When the call ended she sat in the study for a few minutes.

Then she went to find Lucy.

Lucy was in the laundry room folding sheets with the focused energy of someone who had made a personal standard out of hospital corners.

Aria leaned in the doorway.

"Do you ever think it’s strange," she said. "Me being here now."

Lucy looked up. Considered the question seriously, which was one of the things Aria liked about her. She didn’t give automatic answers.

"Sometimes," Lucy said. "Not in a bad way. Just...." She folded a corner. "I think about when you first came. How careful you were. How you never put anything personal in your room." She looked at Aria. "You didn’t even put a photo up. Eight weeks and not one single personal thing."

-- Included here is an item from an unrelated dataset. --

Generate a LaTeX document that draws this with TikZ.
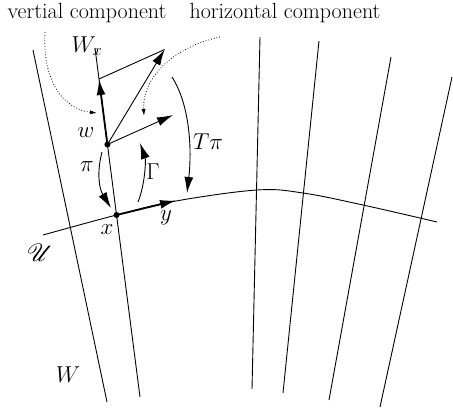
\documentclass[tikz,border=0pt]{standalone}
\usepackage{fix-cm}
\usepackage{mathrsfs}
\usetikzlibrary{arrows.meta}
\begin{document}
\begin{tikzpicture}[x=1pt,y=-1pt,
  lbl/.style={font=\fontsize{23}{27}\selectfont, inner sep=0pt},
  txt/.style={font=\fontsize{22}{26}\selectfont, inner sep=0pt},
  fibre/.style={line width=0.9pt},
  vec/.style={line width=0.9pt,-{Latex[length=16pt,width=9pt]}},
  boldvec/.style={line width=1.8pt,-{Latex[length=16pt,width=9pt]}},
  curvedarrow/.style={line width=0.9pt,-{Latex[length=16pt,width=9pt]}},
  dottedarrow/.style={line width=0.8pt,dotted,-{Latex[length=7pt,width=4pt]}},
  dotnode/.style={circle,fill,inner sep=0pt,minimum size=6pt}]
\useasboundingbox (0,0) rectangle (453,408);

% fibres
\coordinate (f1a) at (33,50);   \coordinate (f1b) at (107,402);
\coordinate (f2a) at (95,48);   \coordinate (f2b) at (140,397);
\coordinate (f3a) at (260,37);  \coordinate (f3b) at (252,389);
\coordinate (f4a) at (319,41);  \coordinate (f4b) at (283,393);
\coordinate (f5a) at (391,57);  \coordinate (f5b) at (329,400);
\coordinate (f6a) at (452,77);  \coordinate (f6b) at (380,407);
\draw[fibre] (f1a) -- (f1b);
\draw[fibre] (f2a) -- (f2b);
\draw[fibre] (f3a) -- (f3b);
\draw[fibre] (f4a) -- (f4b);
\draw[fibre] (f5a) -- (f5b);
\draw[fibre] (f6a) -- (f6b);

% section U
\draw[fibre] plot[smooth, tension=0.6] coordinates {(43,235) (116.5,215) (176,201) (257,190) (303,193) (363,205) (437,222)};

% points
\node[dotnode] (w) at (107.4,144.5) {};
\node[dotnode] (x) at (116.5,215) {};
\coordinate (v) at (99,79);
\coordinate (h) at (173,115);
\coordinate (d) at (164.6,49.5);
\coordinate (yt) at (176,200.5);

% vectors
\draw[fibre] (v) -- (d);
\draw[boldvec] (w.center) -- (v);
\draw[vec] (w.center) -- (d);
\draw[vec] (w.center) -- (h);
\draw[boldvec] (x.center) -- (yt);

% curved arrows
\coordinate (pis) at (102,152);   \coordinate (pie) at (111,208);
\coordinate (gas) at (138,202);   \coordinate (gae) at (140,143);
\coordinate (tps) at (172,77);    \coordinate (tpe) at (187,193);
\draw[curvedarrow] (pis) .. controls (96,175) and (100,190) .. (pie);
\draw[curvedarrow] (gas) .. controls (145,185) and (146,160) .. (gae);
\draw[curvedarrow] (tps) .. controls (190,105) and (192,150) .. (tpe);

% labels
\node[txt] (vc) at (87,13) {vertial component};
\node[txt] (hc) at (285,13) {horizontal component};
\coordinate (vcs) at (45,32);  \coordinate (vce) at (97,113);
\coordinate (hcs) at (220,37); \coordinate (hce) at (144,116);
\draw[dottedarrow] (vcs) .. controls (42,90) and (70,110) .. (vce);
\draw[dottedarrow] (hcs) .. controls (170,48) and (142,80) .. (hce);

\node[lbl] (lWx) at (87,46) {$W_x$};
\node[lbl] (lw) at (86,133) {$w$};
\node[lbl] (lpi) at (87,167) {$\pi$};
\node[lbl] (lGa) at (153,172) {$\Gamma$};
\node[lbl] (lTpi) at (208,142) {$T\pi$};
\node[lbl] (lx) at (107,230) {$x$};
\node[lbl] (ly) at (166,218) {$y$};
\node[lbl] (lU) at (40,253) {$\mathscr{U}$};
\node[lbl] (lW) at (68,375) {$W$};
\end{tikzpicture}
\end{document}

"I wasn’t planning to stay."

"I know. But also I think you didn’t feel like you were allowed to." Lucy set the sheet down. "And now your coffee mug is on the sitting room window seat and your books are on the shelf in the study and your running shoes are by the back door." She shrugged. "It’s not strange. It’s just different. Good different."

Aria looked at her.

"Your running shoes have been there for three weeks," Lucy added. "Mrs Chen tried to move them once and Damien told her to leave them."

"He didn’t."

"Sebastian heard him. He told Mrs Chenl they were staying where they were." Lucy picked up another sheet. "The man has feelings about your shoes being there apparently."

Aria laughed.

It felt easy. The laughing. That was new too....not the laughing itself but the ease of it, the way it just came without her having to find space for it first.

She went to help with the sheets.

"You don’t have to do that," Lucy said.

"I know."

She picked up a corner anyway and Lucy looked at her and didn’t say anything else, and they folded sheets together in the laundry room the way they used to do when Aria was supposed to be doing it and Lucy was keeping her company, except now it was the other way around and neither of them needed to say that.